-- WHAT THE EXERCISE ASKS --
Repeat the material exactly from its first line to the line that includes "time_ticks = [0, 100, 200, 300, 400]". Skip pictures.

* START RECORDED DATA *

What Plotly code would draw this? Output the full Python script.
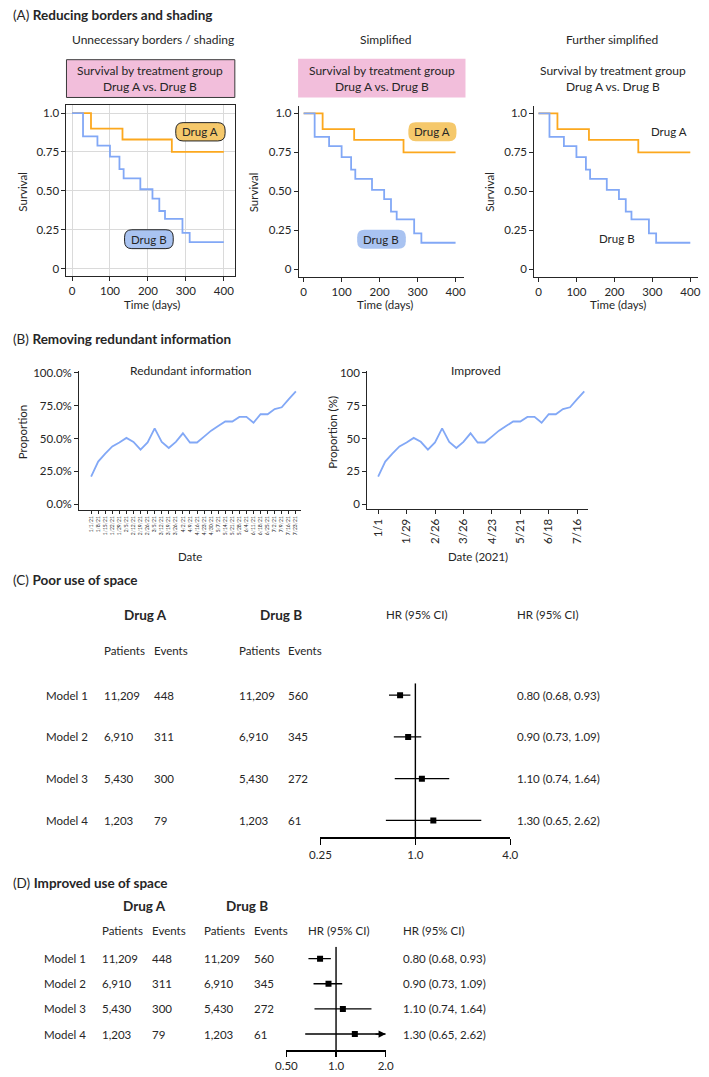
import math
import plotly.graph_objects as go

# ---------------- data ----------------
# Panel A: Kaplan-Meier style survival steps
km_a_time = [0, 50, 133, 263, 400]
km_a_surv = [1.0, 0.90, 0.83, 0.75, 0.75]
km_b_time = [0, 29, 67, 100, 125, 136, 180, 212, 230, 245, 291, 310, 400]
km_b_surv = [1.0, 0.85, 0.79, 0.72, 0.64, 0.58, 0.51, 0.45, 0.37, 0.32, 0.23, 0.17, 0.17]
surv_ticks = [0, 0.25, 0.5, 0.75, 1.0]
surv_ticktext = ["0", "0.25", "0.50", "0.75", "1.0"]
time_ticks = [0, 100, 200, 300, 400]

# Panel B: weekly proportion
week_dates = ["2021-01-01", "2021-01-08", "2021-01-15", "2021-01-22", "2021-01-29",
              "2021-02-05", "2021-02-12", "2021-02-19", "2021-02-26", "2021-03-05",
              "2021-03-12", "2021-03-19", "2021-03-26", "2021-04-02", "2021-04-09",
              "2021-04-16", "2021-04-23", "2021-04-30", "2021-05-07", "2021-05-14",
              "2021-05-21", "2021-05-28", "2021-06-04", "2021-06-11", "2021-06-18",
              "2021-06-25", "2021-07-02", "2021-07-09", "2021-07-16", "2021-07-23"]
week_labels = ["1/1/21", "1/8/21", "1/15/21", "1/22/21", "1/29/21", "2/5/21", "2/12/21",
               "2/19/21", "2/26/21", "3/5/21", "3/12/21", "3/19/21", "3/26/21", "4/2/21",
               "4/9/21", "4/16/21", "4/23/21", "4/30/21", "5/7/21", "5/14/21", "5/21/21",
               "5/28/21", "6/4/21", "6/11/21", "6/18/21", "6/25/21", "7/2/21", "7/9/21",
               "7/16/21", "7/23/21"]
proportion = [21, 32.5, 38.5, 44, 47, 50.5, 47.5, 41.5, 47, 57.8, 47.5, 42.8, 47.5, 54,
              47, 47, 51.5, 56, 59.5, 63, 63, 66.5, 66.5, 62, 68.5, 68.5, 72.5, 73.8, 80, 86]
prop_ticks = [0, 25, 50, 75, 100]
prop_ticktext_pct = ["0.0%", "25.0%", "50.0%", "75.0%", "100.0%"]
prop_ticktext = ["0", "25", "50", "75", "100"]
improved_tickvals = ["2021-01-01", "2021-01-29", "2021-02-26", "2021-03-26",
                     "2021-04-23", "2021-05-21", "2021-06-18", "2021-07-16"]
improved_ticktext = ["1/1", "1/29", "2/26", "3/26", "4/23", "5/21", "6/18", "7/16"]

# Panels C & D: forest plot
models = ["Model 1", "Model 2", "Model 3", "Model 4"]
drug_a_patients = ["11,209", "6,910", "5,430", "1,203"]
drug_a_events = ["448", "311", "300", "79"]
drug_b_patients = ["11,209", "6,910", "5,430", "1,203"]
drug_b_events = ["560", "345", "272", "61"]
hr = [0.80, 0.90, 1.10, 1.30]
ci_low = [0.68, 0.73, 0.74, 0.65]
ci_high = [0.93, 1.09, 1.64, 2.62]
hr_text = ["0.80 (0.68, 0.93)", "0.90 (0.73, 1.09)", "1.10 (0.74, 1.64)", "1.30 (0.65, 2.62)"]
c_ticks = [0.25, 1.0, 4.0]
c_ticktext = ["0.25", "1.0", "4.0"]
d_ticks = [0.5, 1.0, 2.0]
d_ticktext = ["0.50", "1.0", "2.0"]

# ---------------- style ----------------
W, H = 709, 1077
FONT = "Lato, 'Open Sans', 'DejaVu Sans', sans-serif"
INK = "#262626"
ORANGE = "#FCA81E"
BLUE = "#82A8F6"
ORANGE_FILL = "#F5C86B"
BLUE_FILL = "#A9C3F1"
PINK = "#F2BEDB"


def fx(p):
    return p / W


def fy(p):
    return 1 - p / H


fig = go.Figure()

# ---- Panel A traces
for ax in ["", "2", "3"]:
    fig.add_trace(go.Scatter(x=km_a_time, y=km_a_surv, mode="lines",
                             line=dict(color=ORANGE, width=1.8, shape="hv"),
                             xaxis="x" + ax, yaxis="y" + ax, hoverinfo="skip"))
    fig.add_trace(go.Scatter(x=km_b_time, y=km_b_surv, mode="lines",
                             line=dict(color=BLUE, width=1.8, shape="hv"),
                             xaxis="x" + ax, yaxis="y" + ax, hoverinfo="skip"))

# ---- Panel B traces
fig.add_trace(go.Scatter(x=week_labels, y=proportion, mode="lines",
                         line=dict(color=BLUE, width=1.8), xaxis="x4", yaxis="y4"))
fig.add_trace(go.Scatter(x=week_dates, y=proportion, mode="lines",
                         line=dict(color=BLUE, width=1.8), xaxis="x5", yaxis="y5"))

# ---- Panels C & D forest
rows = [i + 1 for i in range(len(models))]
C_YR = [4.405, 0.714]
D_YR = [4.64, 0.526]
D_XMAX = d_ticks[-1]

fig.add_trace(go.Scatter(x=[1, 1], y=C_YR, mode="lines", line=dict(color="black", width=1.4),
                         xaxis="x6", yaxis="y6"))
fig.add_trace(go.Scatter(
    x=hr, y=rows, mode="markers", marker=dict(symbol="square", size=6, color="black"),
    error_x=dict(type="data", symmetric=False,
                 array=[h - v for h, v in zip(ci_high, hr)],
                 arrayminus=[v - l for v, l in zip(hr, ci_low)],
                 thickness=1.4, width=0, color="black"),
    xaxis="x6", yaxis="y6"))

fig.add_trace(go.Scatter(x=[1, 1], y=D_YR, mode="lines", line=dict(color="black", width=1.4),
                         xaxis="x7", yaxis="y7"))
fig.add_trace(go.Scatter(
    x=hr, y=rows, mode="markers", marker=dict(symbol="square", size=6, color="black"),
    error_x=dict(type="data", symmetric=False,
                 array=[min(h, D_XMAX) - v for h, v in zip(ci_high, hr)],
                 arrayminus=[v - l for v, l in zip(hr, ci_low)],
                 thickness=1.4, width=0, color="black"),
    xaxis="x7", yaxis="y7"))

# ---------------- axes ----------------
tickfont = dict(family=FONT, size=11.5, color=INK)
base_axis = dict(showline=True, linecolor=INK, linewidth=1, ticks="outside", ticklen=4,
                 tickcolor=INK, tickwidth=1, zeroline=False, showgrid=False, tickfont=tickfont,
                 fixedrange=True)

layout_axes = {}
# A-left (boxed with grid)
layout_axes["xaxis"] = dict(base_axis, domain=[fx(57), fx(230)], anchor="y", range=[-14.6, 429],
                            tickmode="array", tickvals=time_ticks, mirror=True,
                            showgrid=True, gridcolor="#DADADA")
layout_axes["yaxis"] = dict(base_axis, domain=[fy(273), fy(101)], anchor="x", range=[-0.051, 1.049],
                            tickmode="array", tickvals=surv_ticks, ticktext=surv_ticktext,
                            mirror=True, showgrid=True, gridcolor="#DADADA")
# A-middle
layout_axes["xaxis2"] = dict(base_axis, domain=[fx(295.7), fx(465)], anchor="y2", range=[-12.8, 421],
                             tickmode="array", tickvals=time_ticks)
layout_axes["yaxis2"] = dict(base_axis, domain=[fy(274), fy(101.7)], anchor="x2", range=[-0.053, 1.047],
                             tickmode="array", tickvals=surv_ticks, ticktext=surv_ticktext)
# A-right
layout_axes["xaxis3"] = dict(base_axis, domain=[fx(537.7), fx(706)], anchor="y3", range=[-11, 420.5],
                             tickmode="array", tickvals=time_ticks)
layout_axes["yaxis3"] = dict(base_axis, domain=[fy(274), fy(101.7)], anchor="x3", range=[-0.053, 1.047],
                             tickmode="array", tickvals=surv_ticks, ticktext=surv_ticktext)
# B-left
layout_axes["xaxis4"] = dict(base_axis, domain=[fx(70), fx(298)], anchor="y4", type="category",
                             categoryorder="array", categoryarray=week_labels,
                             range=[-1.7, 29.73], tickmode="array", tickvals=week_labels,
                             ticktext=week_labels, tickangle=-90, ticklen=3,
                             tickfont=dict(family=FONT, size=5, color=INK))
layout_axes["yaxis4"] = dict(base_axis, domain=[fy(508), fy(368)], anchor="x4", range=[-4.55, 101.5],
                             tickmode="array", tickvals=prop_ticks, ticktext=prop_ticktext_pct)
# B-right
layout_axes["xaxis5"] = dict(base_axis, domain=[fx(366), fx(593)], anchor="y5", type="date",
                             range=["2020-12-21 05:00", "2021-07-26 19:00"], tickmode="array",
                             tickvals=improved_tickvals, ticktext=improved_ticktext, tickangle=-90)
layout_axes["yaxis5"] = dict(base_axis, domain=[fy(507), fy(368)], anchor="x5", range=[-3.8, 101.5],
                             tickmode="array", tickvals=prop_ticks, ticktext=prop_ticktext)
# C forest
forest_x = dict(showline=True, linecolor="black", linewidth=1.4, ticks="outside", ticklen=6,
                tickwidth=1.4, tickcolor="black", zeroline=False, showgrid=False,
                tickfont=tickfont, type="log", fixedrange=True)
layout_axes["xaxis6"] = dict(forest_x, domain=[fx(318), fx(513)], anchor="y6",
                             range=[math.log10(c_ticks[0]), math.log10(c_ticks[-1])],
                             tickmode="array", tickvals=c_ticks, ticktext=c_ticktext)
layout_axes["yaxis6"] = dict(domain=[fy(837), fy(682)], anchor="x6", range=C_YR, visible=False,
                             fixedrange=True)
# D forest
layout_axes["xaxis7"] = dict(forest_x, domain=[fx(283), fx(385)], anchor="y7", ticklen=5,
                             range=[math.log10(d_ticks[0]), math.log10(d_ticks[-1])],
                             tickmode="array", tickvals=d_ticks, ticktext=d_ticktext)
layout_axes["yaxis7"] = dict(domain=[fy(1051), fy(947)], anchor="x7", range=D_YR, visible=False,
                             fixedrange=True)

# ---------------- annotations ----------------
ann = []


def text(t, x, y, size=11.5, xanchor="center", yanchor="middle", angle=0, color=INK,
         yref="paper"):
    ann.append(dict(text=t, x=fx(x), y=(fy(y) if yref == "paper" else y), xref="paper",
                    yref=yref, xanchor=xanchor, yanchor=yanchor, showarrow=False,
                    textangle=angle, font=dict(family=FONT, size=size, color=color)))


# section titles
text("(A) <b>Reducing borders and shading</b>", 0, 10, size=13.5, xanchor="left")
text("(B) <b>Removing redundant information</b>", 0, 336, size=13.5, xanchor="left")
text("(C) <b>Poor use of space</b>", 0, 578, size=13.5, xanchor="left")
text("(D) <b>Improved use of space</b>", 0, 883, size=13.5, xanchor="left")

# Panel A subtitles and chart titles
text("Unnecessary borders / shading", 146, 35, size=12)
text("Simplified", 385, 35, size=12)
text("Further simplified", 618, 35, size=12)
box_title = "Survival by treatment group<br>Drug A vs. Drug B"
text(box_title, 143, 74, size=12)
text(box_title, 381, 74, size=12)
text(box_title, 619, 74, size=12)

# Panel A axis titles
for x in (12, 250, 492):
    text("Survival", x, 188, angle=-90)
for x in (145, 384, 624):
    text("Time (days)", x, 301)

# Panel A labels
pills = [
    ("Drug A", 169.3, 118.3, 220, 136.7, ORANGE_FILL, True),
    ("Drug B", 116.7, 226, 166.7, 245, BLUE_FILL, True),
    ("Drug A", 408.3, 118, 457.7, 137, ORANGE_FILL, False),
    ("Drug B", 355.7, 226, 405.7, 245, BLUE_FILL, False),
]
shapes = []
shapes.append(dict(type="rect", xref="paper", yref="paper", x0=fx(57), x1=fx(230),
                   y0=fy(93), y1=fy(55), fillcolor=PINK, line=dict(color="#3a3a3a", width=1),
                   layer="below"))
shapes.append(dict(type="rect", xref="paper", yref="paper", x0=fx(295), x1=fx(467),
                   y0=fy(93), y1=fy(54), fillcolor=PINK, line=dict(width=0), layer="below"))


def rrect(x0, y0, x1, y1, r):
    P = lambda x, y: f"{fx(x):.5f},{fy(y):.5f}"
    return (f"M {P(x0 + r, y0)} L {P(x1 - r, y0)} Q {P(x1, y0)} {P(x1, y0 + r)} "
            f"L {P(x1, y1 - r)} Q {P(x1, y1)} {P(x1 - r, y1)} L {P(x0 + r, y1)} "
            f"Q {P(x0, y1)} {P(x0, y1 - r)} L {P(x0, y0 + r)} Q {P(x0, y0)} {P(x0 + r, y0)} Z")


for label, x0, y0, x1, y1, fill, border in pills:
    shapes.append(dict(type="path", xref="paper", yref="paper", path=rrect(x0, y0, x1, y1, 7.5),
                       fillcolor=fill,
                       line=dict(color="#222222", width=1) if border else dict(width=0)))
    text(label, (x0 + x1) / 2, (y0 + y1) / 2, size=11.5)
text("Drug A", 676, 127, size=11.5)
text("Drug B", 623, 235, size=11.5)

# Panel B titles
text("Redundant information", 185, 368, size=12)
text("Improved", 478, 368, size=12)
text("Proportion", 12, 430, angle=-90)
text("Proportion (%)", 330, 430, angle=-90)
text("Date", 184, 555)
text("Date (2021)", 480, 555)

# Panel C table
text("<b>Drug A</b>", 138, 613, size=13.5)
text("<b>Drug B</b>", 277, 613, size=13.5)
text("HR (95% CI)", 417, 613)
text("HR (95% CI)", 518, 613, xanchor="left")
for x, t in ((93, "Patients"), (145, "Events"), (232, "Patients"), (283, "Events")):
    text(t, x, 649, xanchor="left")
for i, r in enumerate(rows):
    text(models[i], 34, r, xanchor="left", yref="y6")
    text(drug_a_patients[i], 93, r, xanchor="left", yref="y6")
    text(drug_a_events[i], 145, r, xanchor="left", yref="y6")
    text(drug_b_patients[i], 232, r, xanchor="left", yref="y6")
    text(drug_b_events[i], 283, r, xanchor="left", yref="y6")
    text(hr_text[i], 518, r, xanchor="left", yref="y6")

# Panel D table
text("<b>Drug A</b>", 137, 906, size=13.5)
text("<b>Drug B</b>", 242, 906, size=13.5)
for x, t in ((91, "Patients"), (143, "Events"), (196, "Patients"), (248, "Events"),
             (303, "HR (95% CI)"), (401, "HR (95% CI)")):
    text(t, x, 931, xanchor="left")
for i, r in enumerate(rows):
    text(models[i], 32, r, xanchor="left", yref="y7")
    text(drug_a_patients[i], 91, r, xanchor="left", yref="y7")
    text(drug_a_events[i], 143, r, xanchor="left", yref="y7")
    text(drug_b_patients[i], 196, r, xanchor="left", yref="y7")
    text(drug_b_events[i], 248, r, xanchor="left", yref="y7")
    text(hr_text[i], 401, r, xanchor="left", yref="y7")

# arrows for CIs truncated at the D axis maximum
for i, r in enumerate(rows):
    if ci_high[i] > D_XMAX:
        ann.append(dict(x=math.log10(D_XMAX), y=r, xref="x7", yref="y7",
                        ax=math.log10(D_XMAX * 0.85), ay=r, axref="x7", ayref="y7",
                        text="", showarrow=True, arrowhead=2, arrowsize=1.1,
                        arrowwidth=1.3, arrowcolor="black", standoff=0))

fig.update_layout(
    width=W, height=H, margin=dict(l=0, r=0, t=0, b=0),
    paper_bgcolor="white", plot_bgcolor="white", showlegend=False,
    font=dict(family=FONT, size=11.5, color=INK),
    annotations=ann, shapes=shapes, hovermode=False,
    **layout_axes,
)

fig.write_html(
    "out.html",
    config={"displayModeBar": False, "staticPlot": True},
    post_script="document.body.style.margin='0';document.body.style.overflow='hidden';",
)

* END RECORDED DATA *

-- ANSWER --
What Plotly code would draw this? Output the full Python script.
import math
import plotly.graph_objects as go

# ---------------- data ----------------
# Panel A: Kaplan-Meier style survival steps
km_a_time = [0, 50, 133, 263, 400]
km_a_surv = [1.0, 0.90, 0.83, 0.75, 0.75]
km_b_time = [0, 29, 67, 100, 125, 136, 180, 212, 230, 245, 291, 310, 400]
km_b_surv = [1.0, 0.85, 0.79, 0.72, 0.64, 0.58, 0.51, 0.45, 0.37, 0.32, 0.23, 0.17, 0.17]
surv_ticks = [0, 0.25, 0.5, 0.75, 1.0]
surv_ticktext = ["0", "0.25", "0.50", "0.75", "1.0"]
time_ticks = [0, 100, 200, 300, 400]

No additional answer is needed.